You mentioned earlier that you set out to make iconic images — and you certainly achieved it, which obviously doesn’t happen every day. Why do you feel these images for the album, and for the film, resonate with people so much?
To a certain extent, I guess, it’s repetition. [laughs] Like the Rolling Stones’ tongue. You see it so often, you just know immediately when you see it what it is and what it means, and what’s behind it. That’s repetition, I guess. It’s hard. I remember, when I came to do this Wall cover thinking, “Would it be realistic figures, or semi-cartoon figures, like The Simpsons?” Anyway, I pushed it to the ones you probably know, and I’m not sure how or why I got there. Well, I know why — because I had to come up with something different, something that would remain. But it is very hard, of course. If everybody could produce an iconic image every day of the week, they would be very rich.
Are there any fan tributes or compliments that you’ve received for your work on The Wall that were particularly meaningful to you?
Yes! There was a very nice guy who wrote to me asking if I could send him my signature. And I said, “What do you want it for?” And he said, “Well, I have all of your images, the screaming heads, and hammers and everything tattooed onto my arm and chest, and I’d just like the signature.” So I said, “Well, of course, it’s your body.” And, very kindly, he sent me a VHS or DVD of him having the tattoo done onto his arm with my signature. And in the meantime, while he was having it done, the tattooist is mopping away the blood trickling down the arm, he said, “Mr. Scarfe, I want to thank you for what you did for me in the Gulf War. Your images and the music of Pink Floyd got me through.” I thought, “This is incredible.” But he really meant it, because at the end, he said, “In token for what you’ve done for me, I’m going to send you my Gulf War medal.” Which he did.

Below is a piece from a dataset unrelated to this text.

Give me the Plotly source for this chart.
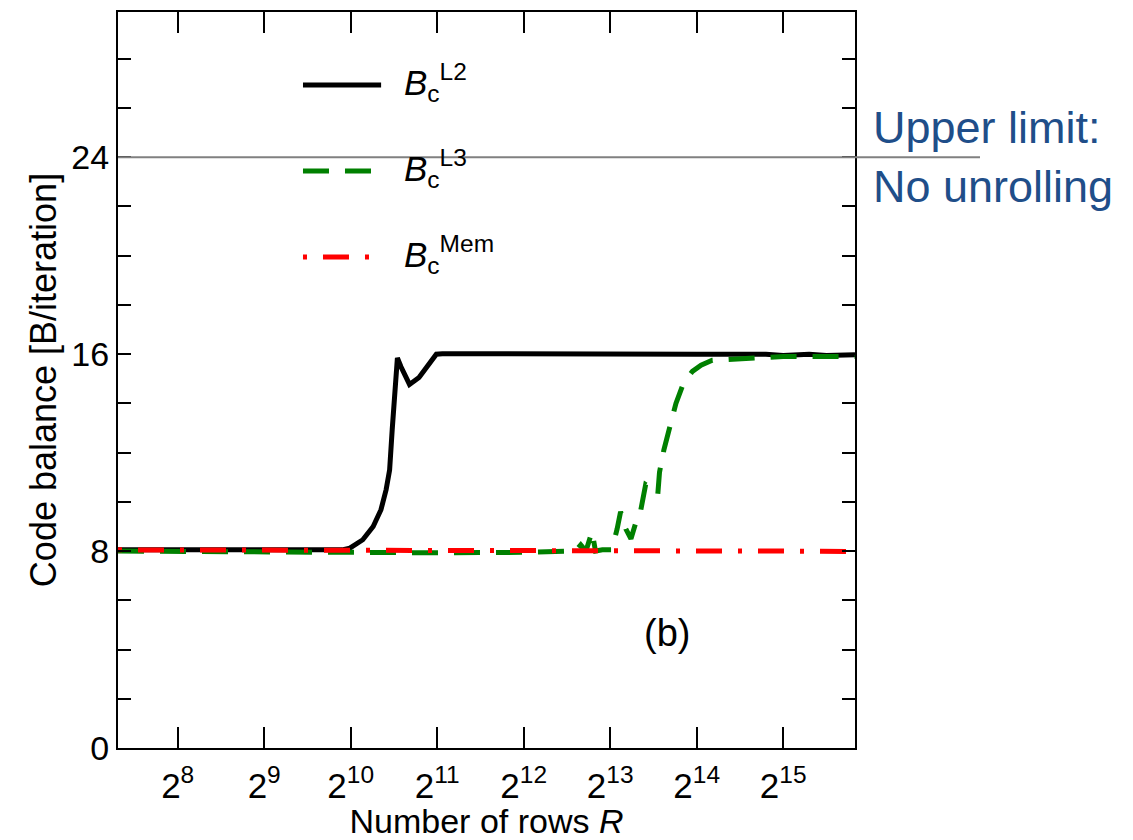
import math
import plotly.graph_objects as go

# ---- data (log2 of number of rows R, code balance in B/iteration) ----
l2_exp = [7.31, 8.0, 9.0, 9.9, 9.99, 10.14, 10.26, 10.35, 10.41, 10.45, 10.48, 10.51,
          10.54, 10.58, 10.68, 10.79, 10.91, 10.99, 11.06, 12.0, 13.0, 14.0, 14.8,
          15.0, 15.3, 15.5, 15.83]
l2_val = [8.05, 8.05, 8.03, 8.05, 8.12, 8.46, 9.0, 9.68, 10.5, 11.3, 12.94, 14.3,
          15.85, 15.5, 14.77, 15.05, 15.58, 16.0, 16.02, 16.0, 16.0, 16.0, 16.0,
          15.95, 16.0, 15.95, 15.98]

l3_exp = [7.31, 8.0, 9.0, 10.0, 11.0, 12.0, 12.6, 12.66, 12.72, 12.79, 12.83, 12.91,
          13.02, 13.08, 13.12, 13.18, 13.24, 13.30, 13.35, 13.41, 13.50, 13.55, 13.57,
          13.62, 13.66, 13.72, 13.76, 13.85, 13.95, 14.05, 14.18, 15.0, 15.83]
l3_val = [8.0, 7.98, 7.95, 7.95, 7.93, 7.95, 8.0, 8.25, 8.0, 8.8, 8.0, 8.05,
          8.05, 8.9, 9.6, 8.9, 8.5, 9.2, 9.6, 10.7, 10.5, 10.3, 11.2,
          12.1, 12.7, 13.5, 14.0, 14.85, 15.3, 15.55, 15.75, 15.9, 15.9]

mem_exp = [7.31, 9.0, 11.0, 13.0, 14.0, 15.0, 15.83]
mem_val = [8.05, 8.05, 8.05, 8.05, 8.02, 8.0, 7.98]

tick_exp = [8, 9, 10, 11, 12, 13, 14, 15]
tick_text = ["2<sup>%d</sup>" % e for e in tick_exp]
y_tick_vals = [0, 8, 16, 24]
upper_limit = 24
x_range_exp = [7.31, 15.83]
y_range = [0, 29.9]

series_names = ["<i>B</i><sub>c</sub><sup>L2</sup>",
                "<i>B</i><sub>c</sub><sup>L3</sup>",
                "<i>B</i><sub>c</sub><sup>Mem</sup>"]
colors = ["black", "#008000", "#ff0000"]
dashes = ["solid", "26px,16px", "4px,16px,26px,16px"]

FONT = "Liberation Sans, Arial, sans-serif"

def to_r(exps):
    return [2 ** e for e in exps]

fig = go.Figure()
for ex, val, c, d in [(l2_exp, l2_val, colors[0], dashes[0]),
                      (l3_exp, l3_val, colors[1], dashes[1]),
                      (mem_exp, mem_val, colors[2], dashes[2])]:
    fig.add_trace(go.Scatter(x=to_r(ex), y=val, mode="lines",
                             line=dict(color=c, width=5, dash=d),
                             showlegend=False))

# manual legend (paper coordinates)
leg_y = [0.9008, 0.7840, 0.6671]
for name, c, d, yy in zip(series_names, colors, dashes, leg_y):
    fig.add_shape(type="line", xref="paper", yref="paper", x0=0.251, x1=0.357,
                  y0=yy, y1=yy, line=dict(color=c, width=5, dash=d))
    fig.add_annotation(xref="paper", yref="paper", x=0.385, y=yy + 0.003,
                       xanchor="left", yanchor="middle", showarrow=False,
                       text=name, font=dict(family=FONT, size=35, color="black"))

# upper limit line
fig.add_shape(type="line", xref="paper", yref="paper", x0=0, x1=1.1696,
              y0=upper_limit / y_range[1], y1=upper_limit / y_range[1],
              line=dict(color="#808080", width=2), layer="above")
fig.add_annotation(xref="paper", yref="paper", x=1.022, y=upper_limit / y_range[1],
                   xanchor="left", yanchor="middle", showarrow=False, align="left",
                   text="Upper limit:<br>No unrolling",
                   font=dict(family=FONT, size=45, color="#1f4e89"))

fig.add_annotation(x=math.log10(2 ** 13.66), y=4.68, showarrow=False,
                   text="(b)", font=dict(family=FONT, size=38, color="black"))

fig.update_layout(
    width=1133, height=840,
    margin=dict(l=118, r=278, t=12, b=92),
    paper_bgcolor="white", plot_bgcolor="white",
    showlegend=False,
    xaxis=dict(type="log", automargin=False,
               range=[math.log10(2 ** x_range_exp[0]), math.log10(2 ** x_range_exp[1])],
               tickvals=to_r(tick_exp), ticktext=tick_text,
               ticks="inside", ticklen=21, tickwidth=2, tickcolor="black",
               ticklabelstandoff=6,
               showline=True, linecolor="black", linewidth=2, mirror="ticks",
               showgrid=False, zeroline=False,
               tickfont=dict(family=FONT, size=35, color="black"),
               title=dict(text="Number of rows <i>R</i>", standoff=0,
                          font=dict(family=FONT, size=34, color="black"))),
    yaxis=dict(range=y_range, tickvals=y_tick_vals, automargin=False,
               ticks="inside", ticklen=13, tickwidth=2, tickcolor="black",
               minor=dict(dtick=2, ticks="inside", ticklen=13, tickwidth=2,
                          tickcolor="black", showgrid=False),
               showline=True, linecolor="black", linewidth=2, mirror="ticks",
               showgrid=False, zeroline=False,
               tickfont=dict(family=FONT, size=34, color="black"),
               title=dict(text="Code balance [B/iteration]", standoff=4,
                          font=dict(family=FONT, size=36, color="black"))),
)

fig.write_html("out.html")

He sent me his Gulf War medal! Now, naturally, I sent it back, and I said, “You’re the hero. I’m just an artist. I don’t do what you did.” But that’s extraordinary. That just shows what power music and images can have for people, so I will always remember that. I’ve got a photograph of him. Eventually, Roger signed his arm too, but I think that with a Sharpie not with a tattoo needle.
Music and images are very evocative. You can remember songs when you met your girlfriend or your boyfriend — Frank Sinatra, Ella Fitzgerald, or whatever your era happens to be. There are certain of pieces of music that bring the whole of that back for you.